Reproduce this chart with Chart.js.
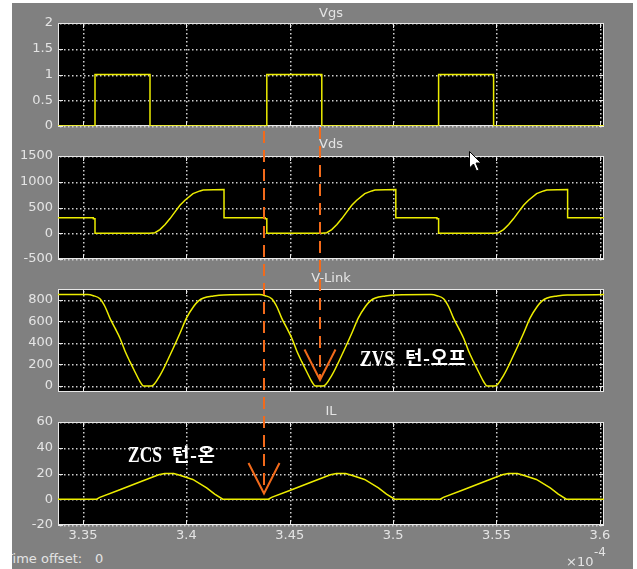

* * *

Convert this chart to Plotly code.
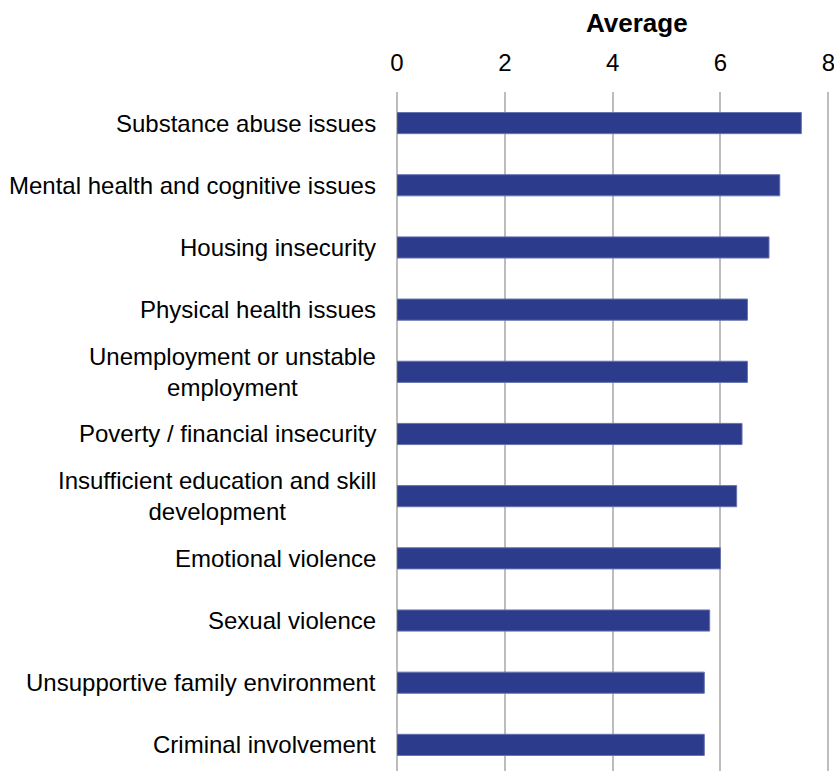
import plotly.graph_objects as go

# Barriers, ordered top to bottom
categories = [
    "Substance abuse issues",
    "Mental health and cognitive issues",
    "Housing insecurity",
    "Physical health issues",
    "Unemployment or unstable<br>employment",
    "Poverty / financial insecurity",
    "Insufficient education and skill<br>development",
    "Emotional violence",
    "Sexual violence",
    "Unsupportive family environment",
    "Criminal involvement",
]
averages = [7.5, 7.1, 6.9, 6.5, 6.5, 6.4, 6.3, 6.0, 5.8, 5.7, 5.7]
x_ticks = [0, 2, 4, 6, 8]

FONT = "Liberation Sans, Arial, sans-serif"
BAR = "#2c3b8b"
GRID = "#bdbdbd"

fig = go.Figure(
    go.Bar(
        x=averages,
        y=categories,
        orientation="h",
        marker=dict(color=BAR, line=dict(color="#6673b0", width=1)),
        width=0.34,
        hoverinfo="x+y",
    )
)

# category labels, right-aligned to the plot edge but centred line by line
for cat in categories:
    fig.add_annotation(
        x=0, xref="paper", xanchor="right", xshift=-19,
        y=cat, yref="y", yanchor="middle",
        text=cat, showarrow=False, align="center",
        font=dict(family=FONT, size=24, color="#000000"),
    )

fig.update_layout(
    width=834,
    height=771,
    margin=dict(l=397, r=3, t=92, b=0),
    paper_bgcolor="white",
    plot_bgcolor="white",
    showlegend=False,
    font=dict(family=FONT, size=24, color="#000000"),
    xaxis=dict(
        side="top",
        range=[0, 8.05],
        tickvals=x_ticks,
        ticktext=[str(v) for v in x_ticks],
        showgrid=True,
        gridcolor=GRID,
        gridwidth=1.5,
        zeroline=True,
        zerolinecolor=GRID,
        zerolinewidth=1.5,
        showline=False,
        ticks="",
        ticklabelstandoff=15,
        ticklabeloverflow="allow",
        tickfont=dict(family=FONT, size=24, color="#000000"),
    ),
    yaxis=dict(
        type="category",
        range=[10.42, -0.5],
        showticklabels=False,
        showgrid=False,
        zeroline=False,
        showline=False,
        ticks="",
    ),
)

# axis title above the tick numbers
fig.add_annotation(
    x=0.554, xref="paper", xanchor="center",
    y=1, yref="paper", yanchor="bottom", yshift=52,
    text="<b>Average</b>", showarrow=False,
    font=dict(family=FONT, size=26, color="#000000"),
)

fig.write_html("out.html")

> **PROBLEM**
Copy every line in the entries above that has the string "this" in it.

> **EXERCISE OUTPUT**
Reproduce this chart with Chart.js.
Convert this chart to Plotly code.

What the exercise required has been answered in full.